The Internet routes around damage. With the fall of the Silk Road comes the inevitable expectation that the underbelly of the Internet is somehow cut and something important has been removed like a dark organ of indeterminate worth and function. This is not true. As we well know, the Silk Road was not the first nor the last online market – even as the Feds celebrate their victory the Sheep Marketplace and Black Market Reloaded are angling for the crown – but the destruction of the Silk Road and, to a degree, the recent comments by the Lavabit founder, show how deeply we trust the Internet with our secrets and how readily it gives them up.

We know, now, with certainty that nearly nothing is safe. However, we also know that modern encryption techniques can keep prying eyes out of nearly everything we see or do. Sites like the Silk Road are brought down by carelessness and hubris rather than technical know-how and I’m sure the FBI understands as much about the security systems put in place to protect clients as any other educated amateur. It is at the intersection of human frailty and rock-hard encryption that we find ourselves at a crossroads. The great machines can keep enemies at bay as long as the gatekeeper remembers to close the door.

Can we trust the cloud and can we trust anonymous services to truly keep us anonymous? Yes. However, the caveat is that when that trust is broken, it is broken catastrophically, taking down a swathe of the Internet with it. One part of the Silk Road fallout that I found particularly interesting was the site’s seemingly apocryphal ability to jettison deposited Bitcoin back to the owners in the event of a raid. While this behavior hasn’t been documented – it’s all rumor right now – it would be an amazing solution for future systems. By learning from the mistakes of Ulbricht and the like, we can build stronger and better systems for the dissemination of information.

While I don’t support what went on on the Silk Road – the hacking services and illegal gun trading alone made it more like the Wild West than Utopia, not to mention the alleged murder-for-hire plots – I do support its right to exist. No government should be able to shut down a conglomeration of like-minded people who wish to do business anonymously. We cannot judge the pot dealer or the LSD buyer any more than they can judge our habits and predilections. The morality of this can be debated but the right to an anonymous exchange cannot.

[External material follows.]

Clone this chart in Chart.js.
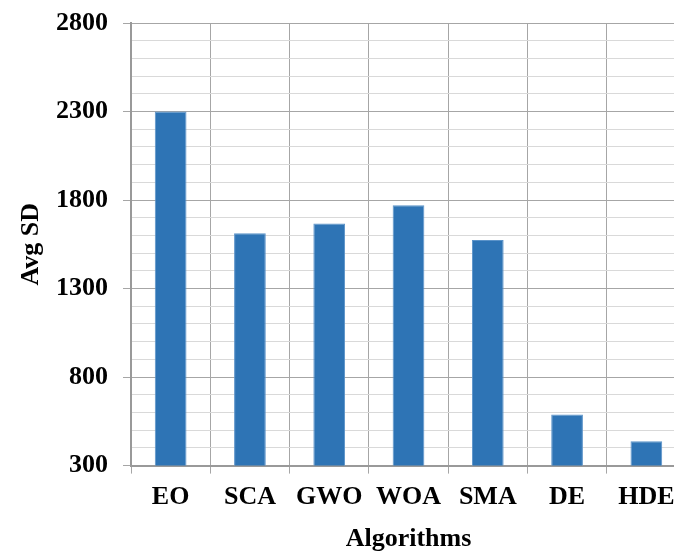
<!DOCTYPE html>
<html>
<head>
<meta charset="utf-8">
<script src="https://cdn.jsdelivr.net/npm/chart.js@4/dist/chart.umd.min.js"></script>
<style>
  html, body { margin: 0; padding: 0; background: #ffffff; overflow: hidden; }
  #wrap { width: 686px; height: 555px; }
</style>
</head>
<body>
<div id="wrap"><canvas id="bar_chart"></canvas></div>
<script>
const categories = ["EO", "SCA", "GWO", "WOA", "SMA", "DE", "HDE"]
const avgSD = [2300, 1612, 1668, 1770, 1574, 588, 437]
const yMin = 300
const yMax = 2800
const yMajorStep = 500
const yMinorStep = 100

const isMajor = (v) => (v - yMin) % yMajorStep === 0

Chart.defaults.font.family = '"Liberation Serif", "Times New Roman", serif'
Chart.defaults.font.weight = "bold"
Chart.defaults.color = "#000000"

new Chart(document.getElementById("bar_chart"), {
  type: "bar",
  data: {
    labels: categories,
    datasets: [
      {
        data: avgSD,
        backgroundColor: "#2E74B5",
        borderColor: "#5B93C9",
        borderWidth: 1,
        categoryPercentage: 1.0,
        barPercentage: 0.4,
      },
    ],
  },
  options: {
    responsive: true,
    maintainAspectRatio: false,
    devicePixelRatio: 1,
    animation: false,
    layout: {
      padding: { left: 12, top: 23, right: 0, bottom: 0 },
    },
    plugins: {
      legend: { display: false },
      tooltip: { enabled: false },
    },
    scales: {
      x: {
        ticks: {
          font: { size: 26 },
          padding: 8,
        },
        grid: {
          color: "#a6a6a6",
          lineWidth: 1,
          tickLength: 8,
        },
        border: { color: "#999999", width: 2 },
        title: {
          display: true,
          text: "Algorithms",
          font: { size: 26 },
          padding: { top: 3, bottom: 0 },
        },
      },
      y: {
        min: yMin,
        max: yMax,
        afterFit: (scale) => {
          scale.width = 119
          scale.paddingTop = 0
        },
        ticks: {
          stepSize: yMinorStep,
          autoSkip: false,
          font: { size: 26 },
          padding: 15,
          callback: (value) => (isMajor(value) ? value : ""),
        },
        grid: {
          color: (ctx) =>
            ctx.tick && isMajor(ctx.tick.value) ? "#a6a6a6" : "#d9d9d9",
          tickColor: (ctx) =>
            ctx.tick && isMajor(ctx.tick.value) ? "#a6a6a6" : "rgba(0,0,0,0)",
          lineWidth: 1,
          tickLength: 8,
        },
        border: { color: "#999999", width: 2 },
        title: {
          display: true,
          text: "Avg SD",
          font: { size: 26 },
          padding: { top: 4, bottom: 6 },
        },
      },
    },
  },
})
</script>
</body>
</html>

The Silk Road isn’t dead. The FBI knows that, Ulbricht knows it, the users know it. Just as the death of Napster didn’t stop the trafficking in downloaded music, this will not stop the trafficking in Bitcoin. Someone with a similar bent will build another Silk Road and another, eventually creating a machine that can bar the door without the gatekeeper’s intervention. Then, it seems, we’ll simply have to deal with a machine that refuses us entry because of our foibles and foolishness. The destruction of the Silk Road will teach the authorities a thing or two about Bitcoin and encryption but it will teach future Dread Pirate Roberts important lessons in evasion and obfuscation.